Pai's departure from the commission next month means that the FCC is set to be controlled by Democrats. The agency is expected to have three Democratic commissioners and two Republican ones early next year after Joe Biden becomes president and nominates a new Democratic commissioner and picks a new chairman. The three Democratic commissioners could band together to vote in favor of reinstating the net neutrality regulations first adopted by the FCC from 2015 to 2017.

Democrats want to reinstate the regulations by using Title II of the 1930s era Communications Act. They say the regulations are necessary because, in certain instances, internet providers have throttled speeds for users, installed data caps, and have the ability to charge users more to have faster access to certain websites.

Pai has said on numerous occasions that although he rejects the FCC's authority to use the Title II powers in the name of net neutrality, he supports the principles of net neutrality, which are that internet providers operate in an open and fair manner.

Instead, Pai, Carr, and most Republicans are in favor of a light-touch regulatory approach that encourages internet providers to invest in and build out their networks. This is particularly important in order to close the “digital divide” between internet access in urban areas versus rural areas, Carr said.

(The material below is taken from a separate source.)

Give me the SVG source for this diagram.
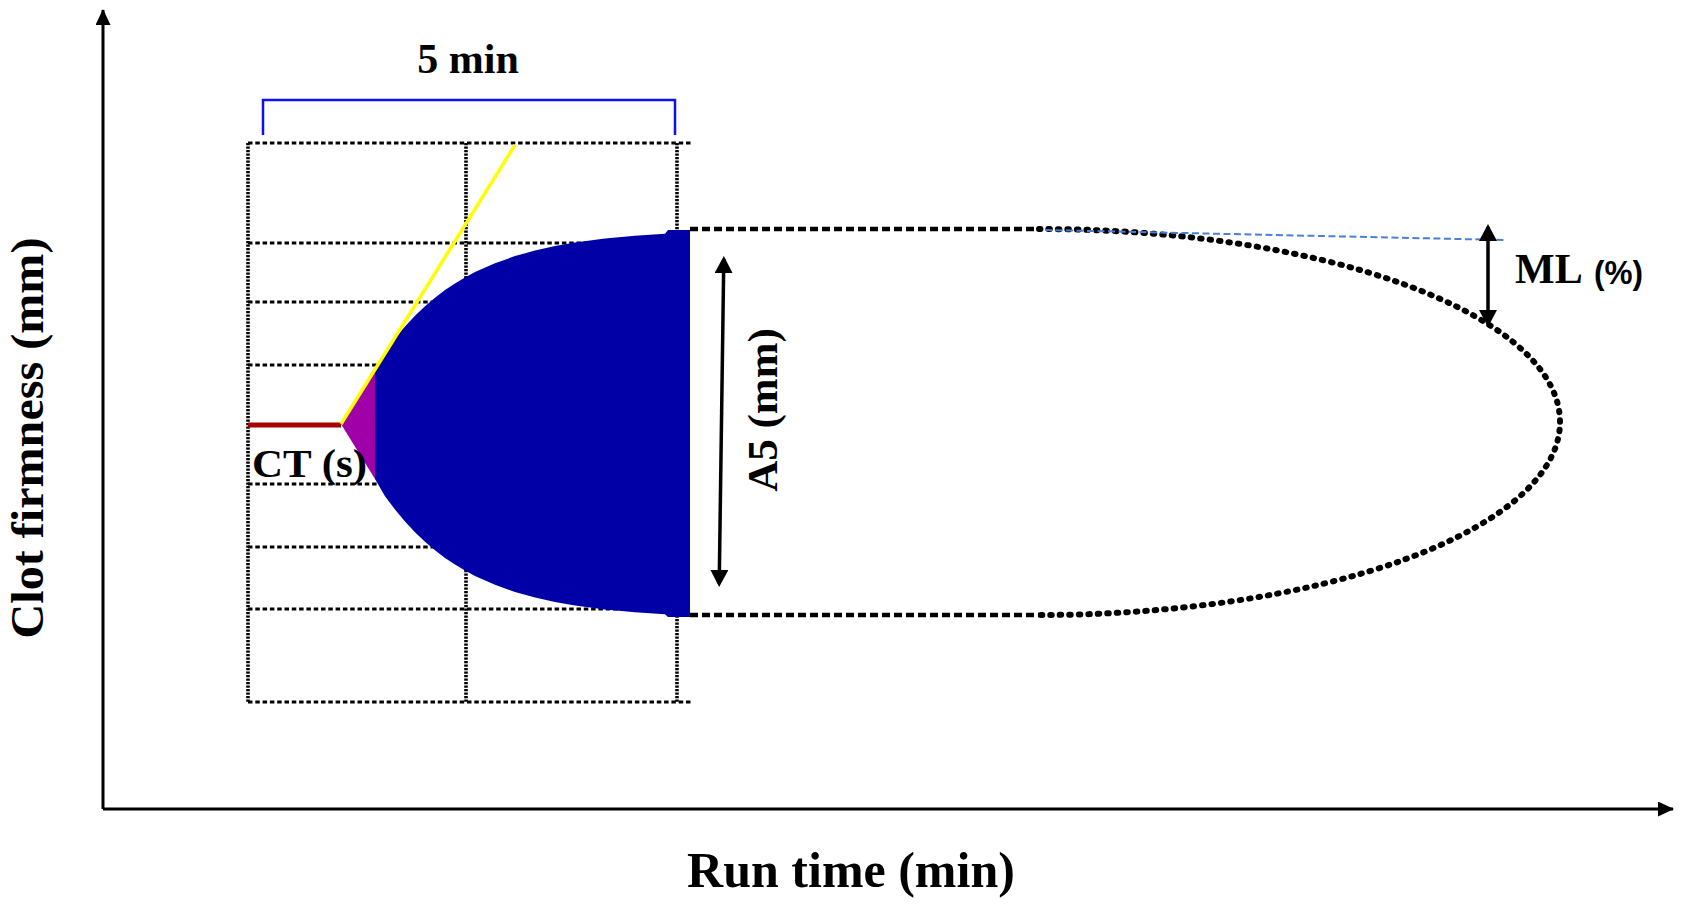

Furthermore, Republicans are in favor of Congress spelling out net neutrality rules rather than relying on the Title II regulations, which they say are outdated.

Carr said that “Americans should be very skeptical” about going back to the old net neutrality rules of Title II regulations that, he says, will not have the intended effects that Democrats want them to have.

“Title II and neutrality is a head fake, many on the Left pitch it as sort of mythical sword that will solve all their supposed issues while ignoring the real problems,” said Carr.

He said that even during the Obama administration, when the Title II protections existed, internet service providers could place data caps on users, and internet speeds could also be throttled, but disclosure of such activities was required, as they are today.

Besides harmful net neutrality regulations returning under the Democrats' majority at the FCC, Carr said, the commission could lessen its focus on holding Chinese telecommunications companies accountable and end the push for reforming the Section 230 tech censorship protection law.

Carr said that one of the key parts of Pai’s legacy is that he forced the commission to confront China by banning Chinese telecommunication giants such as Huawei and ZTE as “national security threats” due to their ties to the Chinese Communist Party.

“Any softening to that resolve on the China threat would be a monumental mistake,” said Carr.